Congratulations!!!! I love Mac too but ended up having a Nars make up artist for my wedding day make up. I bought NArs Hydrating and freshening lotion which I used before my moisturiser to plump up my skin - it really helped throughout all the wedding festivities to ensure my skin was really fresh and smooth before putting on foundation. For foundation I used Nars Sheer Glow which I love although this may not be entirely suitable for oily skin. 

MAc mineralize skinfinish natural is brilliant for a subtle matte finish and for getting rid of oily patches throughout the day.
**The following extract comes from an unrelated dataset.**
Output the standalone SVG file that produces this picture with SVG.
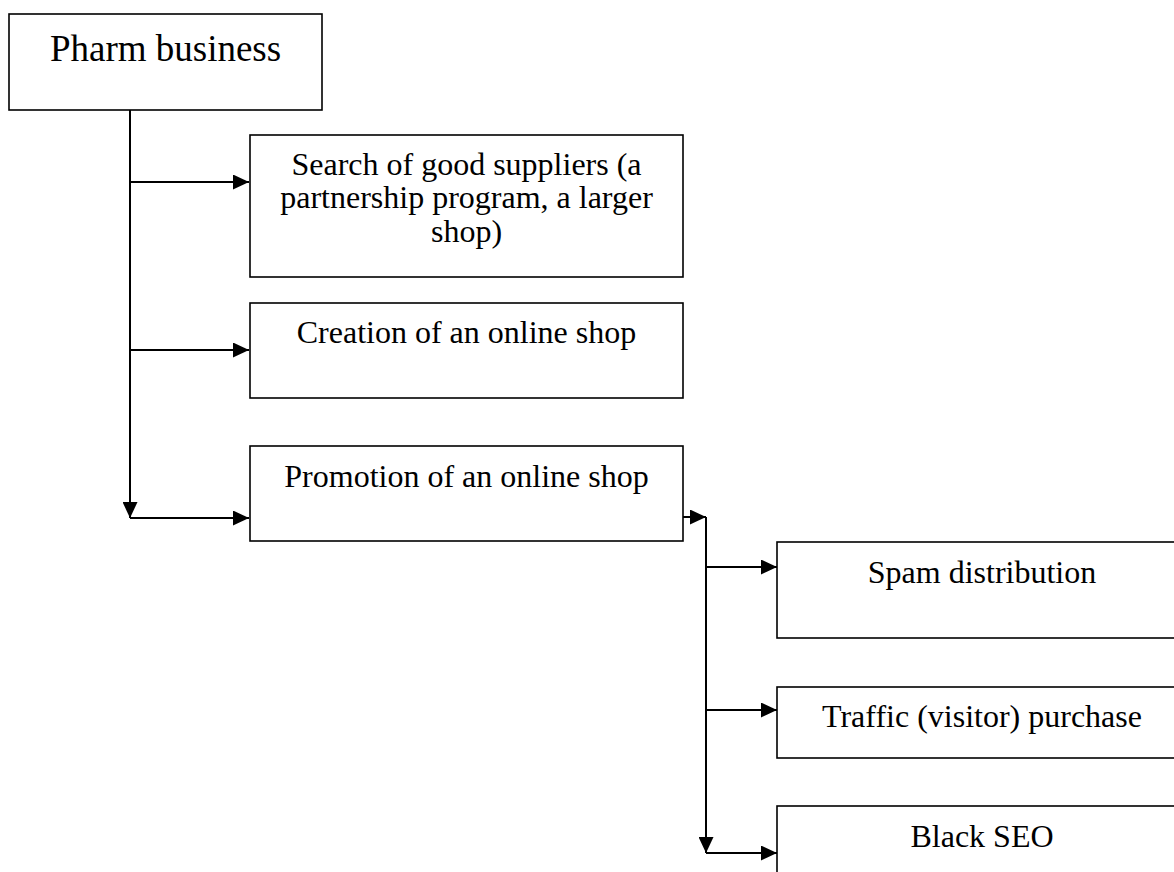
<svg xmlns="http://www.w3.org/2000/svg" width="1174" height="872" viewBox="0 0 1174 872">
<style>
.box{fill:#fff;stroke:#000;stroke-width:1.6}
.t{font-family:"Liberation Serif","Times New Roman",serif;font-size:32px;fill:#000;text-anchor:middle}
.c{fill:none;stroke:#000;stroke-width:2}
</style>
<defs>
<marker id="ah" markerUnits="userSpaceOnUse" markerWidth="16" markerHeight="15" refX="16" refY="7.5" orient="auto">
<path d="M0,0 L16,7.5 L0,15 z" fill="#000"/>
</marker>
</defs>
<rect width="1174" height="872" fill="#fff"/>
<g id="connectors">
<path class="c" d="M130,110 V518" marker-end="url(#ah)"/>
<path class="c" d="M130,182 H249" marker-end="url(#ah)"/>
<path class="c" d="M130,350 H249" marker-end="url(#ah)"/>
<path class="c" d="M130,518 H249" marker-end="url(#ah)"/>
<path class="c" d="M683,517 H706" marker-end="url(#ah)"/>
<path class="c" d="M706,517 V853" marker-end="url(#ah)"/>
<path class="c" d="M706,567 H777" marker-end="url(#ah)"/>
<path class="c" d="M706,710 H777" marker-end="url(#ah)"/>
<path class="c" d="M706,853 H777" marker-end="url(#ah)"/>
</g>
<g id="pharm">
<rect class="box" x="9" y="14" width="313" height="96"/>
<text class="t" x="165.5" y="61" style="font-size:37px">Pharm business</text>
</g>
<g id="search">
<rect class="box" x="250" y="135" width="433" height="142"/>
<text class="t" x="466.5" y="174.5">Search of good suppliers (a</text>
<text class="t" x="466.5" y="208">partnership program, a larger</text>
<text class="t" x="466.5" y="241.5">shop)</text>
</g>
<g id="creation">
<rect class="box" x="250" y="303" width="433" height="95"/>
<text class="t" x="466.5" y="342.5">Creation of an online shop</text>
</g>
<g id="promotion">
<rect class="box" x="250" y="446" width="433" height="95"/>
<text class="t" x="466.5" y="486.5">Promotion of an online shop</text>
</g>
<g id="spam">
<rect class="box" x="777" y="542" width="410" height="96"/>
<text class="t" x="982" y="583">Spam distribution</text>
</g>
<g id="traffic">
<rect class="box" x="777" y="687" width="410" height="71"/>
<text class="t" x="982" y="726.5">Traffic (visitor) purchase</text>
</g>
<g id="blackseo">
<rect class="box" x="777" y="806" width="410" height="90"/>
<text class="t" x="982" y="846.5">Black SEO</text>
</g>
</svg>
Im nc42-43 and i use medium dark.

Mac face and body foundation is great mixed with some suntan make up (i use Rimmel in medium shimmer) to apply over legs and arms to even out skintone and subtley hide any blemishes and give a  nice glow.

Urban decay primer potion and smashbox photofinish primers are great to make your make up last all day..
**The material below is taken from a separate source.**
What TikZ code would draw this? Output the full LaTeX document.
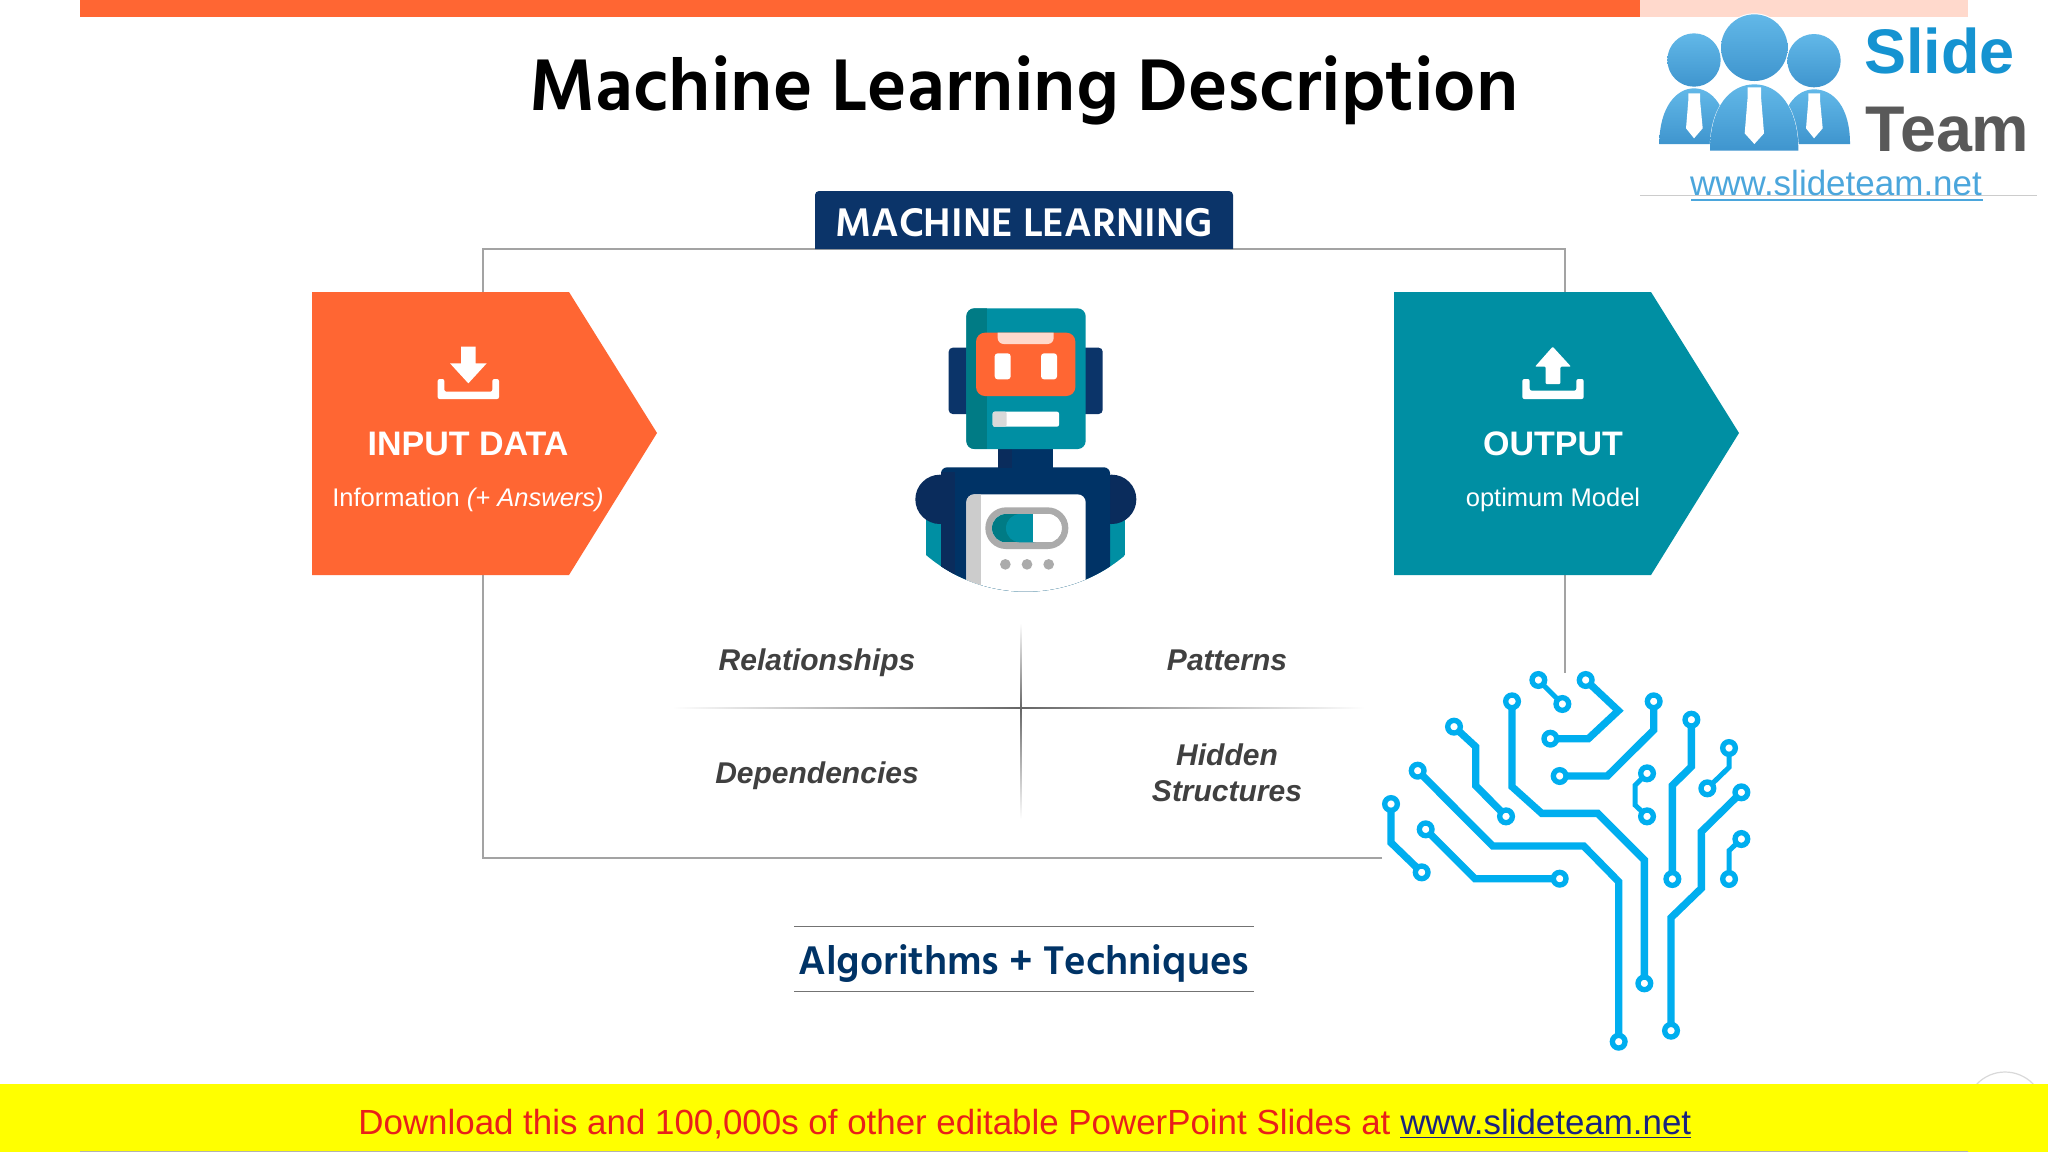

Mac do the best eyeshadows as I am sure you know - Amberlights is the perfect desi eyeshadow and the texture and colour pay off is just phenonenal and you can pair it with soo many other colurs to achieve different looks.

If you are going heavy on eye make up MAc's vevet teddy, freckletone, brave, hug me, shy girl are some great nudey colours that wont make you look washed out. And for a shimmery, red/maroony traditional lip colour I love "O" which is not as dark on the lips as it looks in the tube. 

Im sure you will get plenty more recs. This is just my 2 pence worth! I would also suggest checking out the south asian thread on here for lots of great recs. good luck !


----------



## Mahi (Jun 12, 2010)

Thanx angelynv. I have many of the products you mentioned. I will definitely try NARS hydrating lotion..and MAC face and body foundation. 
Any other suggestions?


----------



## angelynv (Jun 18, 2010)

Hey i would REALLY suggest that you re-post your question on the south indian/desi thread thats already going on in this forum - you will get tonnes of recs!

x


----------



## Kaycee37 (Jul 2, 2010)

As a makeup artist, I use Cargo Blu_ray products 
The powder, the blush, are must haves for that special day! They make you appear beautiful and are great for your photos...Congrats and enjoy!!


----------



## Mahi (Jul 5, 2010)

Thanks angelynv and kaycee37!
I was thinking of reposting it..will do it now =) thanks for the suggestions ntl!


----------



## doomkitteh (Aug 3, 2010)

I used an amazing thing from Shu Uemura: base control - base by Shu Uemura Art of Beauty


----------